Exercise brief:
All the data must come back unchanged, except that pictures are left out.

Recorded information:
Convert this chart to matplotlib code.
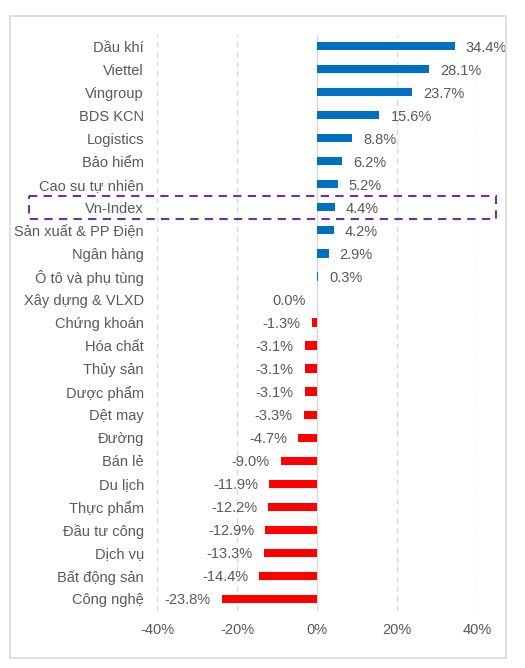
import matplotlib
matplotlib.use("Agg")
import matplotlib.pyplot as plt
from matplotlib.patches import Rectangle
import numpy as np

categories = ["Dầu khí", "Viettel", "Vingroup", "BDS KCN", "Logistics", "Bảo hiểm",
              "Cao su tự nhiên", "Vn-Index", "Sản xuất & PP Điện", "Ngân hàng",
              "Ô tô và phụ tùng", "Xây dựng & VLXD", "Chứng khoán", "Hóa chất",
              "Thủy sản", "Dược phẩm", "Dệt may", "Đường", "Bán lẻ", "Du lịch",
              "Thực phẩm", "Đầu tư công", "Dịch vụ", "Bất động sản", "Công nghệ"]
values = [34.4, 28.1, 23.7, 15.6, 8.8, 6.2, 5.2, 4.4, 4.2, 2.9, 0.3, 0.0, -1.3,
          -3.1, -3.1, -3.1, -3.3, -4.7, -9.0, -11.9, -12.2, -12.9, -13.3, -14.4, -23.8]
xticks = [-40, -20, 0, 20, 40]
xtick_labels = ["-40%", "-20%", "0%", "20%", "40%"]
highlight = "Vn-Index"

plt.rcParams['font.family'] = ['Liberation Sans', 'DejaVu Sans']
TXT = "#595959"

fig = plt.figure(figsize=(5.25, 6.68), dpi=100)
W, H = 525, 668
ax = fig.add_axes([157 / W, 1 - 610.5 / H, 320 / W, 576 / H])

y = np.arange(len(categories))
colors = ["#0070C0" if v >= 0 else "#FF0000" for v in values]
ax.barh(y, values, height=0.36, color=colors, zorder=3)

ax.set_xlim(-40, 40)
ax.set_ylim(len(categories) - 0.5, -0.5)
ax.set_yticks(y)
ax.set_yticklabels(categories, color=TXT, fontsize=10.5, va="center_baseline")
ax.set_xticks(xticks)
ax.set_xticklabels(xtick_labels, color=TXT, fontsize=10.5)
ax.tick_params(axis='y', length=0, pad=9.5)
ax.tick_params(axis='x', length=0, pad=9)
for s in ax.spines.values():
    s.set_visible(False)

for xv in xticks:
    if xv == 0:
        ax.axvline(0, color="#D9D9D9", lw=1.0, zorder=1)
    else:
        ax.axvline(xv, color="#D9D9D9", lw=1.0, ls=(0, (4, 3)), zorder=1)

for yi, v in zip(y, values):
    if v > 0:
        ax.annotate(f"{v:.1f}%", (v, yi), xytext=(8, 0), textcoords="offset points",
                    ha="left", va="center_baseline", color=TXT, fontsize=10.5)
    else:
        ax.annotate(f"{v:.1f}%", (v, yi), xytext=(-8, 0), textcoords="offset points",
                    ha="right", va="center_baseline", color=TXT, fontsize=10.5)

# highlight box around Vn-Index row
hi = categories.index(highlight)
x0 = (29 - 317) / 4.0
x1 = (496 - 317) / 4.0
ax.add_patch(Rectangle((x0, hi - 0.5), x1 - x0, 1.0, fill=False,
                       edgecolor="#7030A0", lw=1.5, ls=(0, (4, 3)),
                       clip_on=False, zorder=4))

# outer frame
fig.add_artist(Rectangle((9.7 / W, 1 - 658 / H), (506 - 9.7) / W, (658 - 16) / H,
                         transform=fig.transFigure, fill=False,
                         edgecolor="#D9D9D9", lw=1.2))

fig.savefig("out.png", dpi=100)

Result for this task:
Convert this chart to matplotlib code.
import matplotlib
matplotlib.use("Agg")
import matplotlib.pyplot as plt
from matplotlib.patches import Rectangle
import numpy as np

categories = ["Dầu khí", "Viettel", "Vingroup", "BDS KCN", "Logistics", "Bảo hiểm",
              "Cao su tự nhiên", "Vn-Index", "Sản xuất & PP Điện", "Ngân hàng",
              "Ô tô và phụ tùng", "Xây dựng & VLXD", "Chứng khoán", "Hóa chất",
              "Thủy sản", "Dược phẩm", "Dệt may", "Đường", "Bán lẻ", "Du lịch",
              "Thực phẩm", "Đầu tư công", "Dịch vụ", "Bất động sản", "Công nghệ"]
values = [34.4, 28.1, 23.7, 15.6, 8.8, 6.2, 5.2, 4.4, 4.2, 2.9, 0.3, 0.0, -1.3,
          -3.1, -3.1, -3.1, -3.3, -4.7, -9.0, -11.9, -12.2, -12.9, -13.3, -14.4, -23.8]
xticks = [-40, -20, 0, 20, 40]
xtick_labels = ["-40%", "-20%", "0%", "20%", "40%"]
highlight = "Vn-Index"

plt.rcParams['font.family'] = ['Liberation Sans', 'DejaVu Sans']
TXT = "#595959"

fig = plt.figure(figsize=(5.25, 6.68), dpi=100)
W, H = 525, 668
ax = fig.add_axes([157 / W, 1 - 610.5 / H, 320 / W, 576 / H])

y = np.arange(len(categories))
colors = ["#0070C0" if v >= 0 else "#FF0000" for v in values]
ax.barh(y, values, height=0.36, color=colors, zorder=3)

ax.set_xlim(-40, 40)
ax.set_ylim(len(categories) - 0.5, -0.5)
ax.set_yticks(y)
ax.set_yticklabels(categories, color=TXT, fontsize=10.5, va="center_baseline")
ax.set_xticks(xticks)
ax.set_xticklabels(xtick_labels, color=TXT, fontsize=10.5)
ax.tick_params(axis='y', length=0, pad=9.5)
ax.tick_params(axis='x', length=0, pad=9)
for s in ax.spines.values():
    s.set_visible(False)

for xv in xticks:
    if xv == 0:
        ax.axvline(0, color="#D9D9D9", lw=1.0, zorder=1)
    else:
        ax.axvline(xv, color="#D9D9D9", lw=1.0, ls=(0, (4, 3)), zorder=1)

for yi, v in zip(y, values):
    if v > 0:
        ax.annotate(f"{v:.1f}%", (v, yi), xytext=(8, 0), textcoords="offset points",
                    ha="left", va="center_baseline", color=TXT, fontsize=10.5)
    else:
        ax.annotate(f"{v:.1f}%", (v, yi), xytext=(-8, 0), textcoords="offset points",
                    ha="right", va="center_baseline", color=TXT, fontsize=10.5)

# highlight box around Vn-Index row
hi = categories.index(highlight)
x0 = (29 - 317) / 4.0
x1 = (496 - 317) / 4.0
ax.add_patch(Rectangle((x0, hi - 0.5), x1 - x0, 1.0, fill=False,
                       edgecolor="#7030A0", lw=1.5, ls=(0, (4, 3)),
                       clip_on=False, zorder=4))

# outer frame
fig.add_artist(Rectangle((9.7 / W, 1 - 658 / H), (506 - 9.7) / W, (658 - 16) / H,
                         transform=fig.transFigure, fill=False,
                         edgecolor="#D9D9D9", lw=1.2))

fig.savefig("out.png", dpi=100)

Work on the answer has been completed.